Rotting is an EP by the Brazilian extreme metal band Sarcófago, released in August 1989. Prior to recording, drummer Eduardo "D.D. Crazy" left the band to join Sextrash and was replaced by Manoel "M. Joker" Henriques. The EP was recorded following a brief tour to promote the band's debut release I.N.R.I. and was licensed to Music for Nations in Europe. The EP's cover was censored upon its release in the US. Later, the EP was seized by the authorities from European importers and distributors, once again because of its controversial cover, which depicts what appears to be a traditional grim reaper making out with Jesus Christ.

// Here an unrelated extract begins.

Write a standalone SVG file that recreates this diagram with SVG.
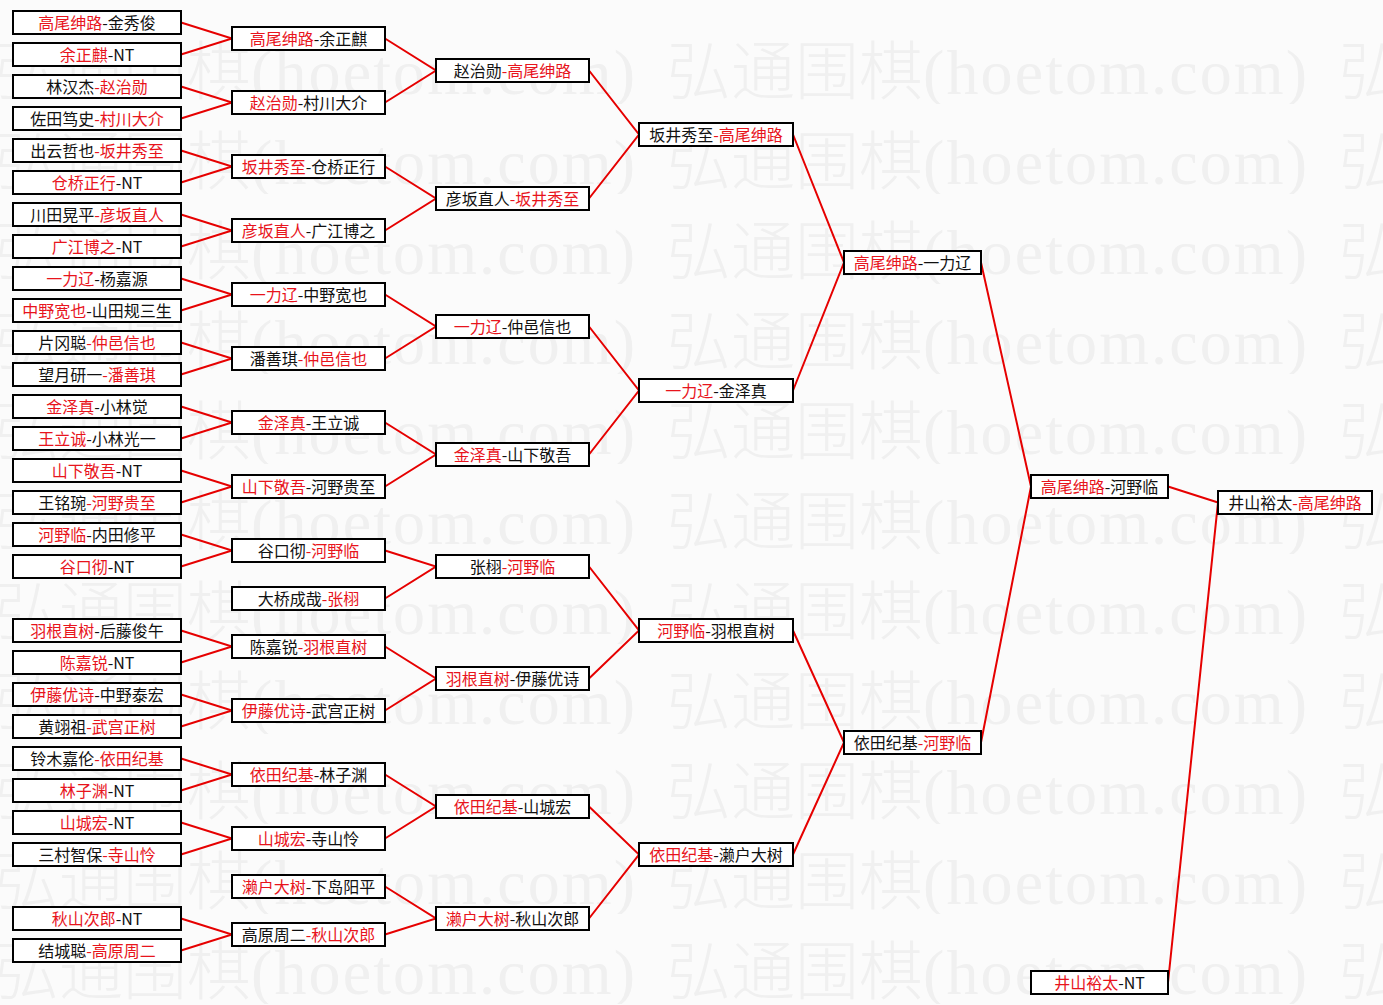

The EP features a much more technical approach than the band's previous effort I.N.R.I.. Additionally, instead of a collection of relatively short songs, the EP features four tracks over 6 minutes in length, the longest, "Tracy", nearly reaching the 9 minute mark. The EP does, however, retain the sound of I.N.R.I., featuring several tempo and riff changes in amongst odd song structures, with "Tracy" containing approximately 20 riffs. The EP is also noticeably fast with the average tempo for each song being 260 beats per minute.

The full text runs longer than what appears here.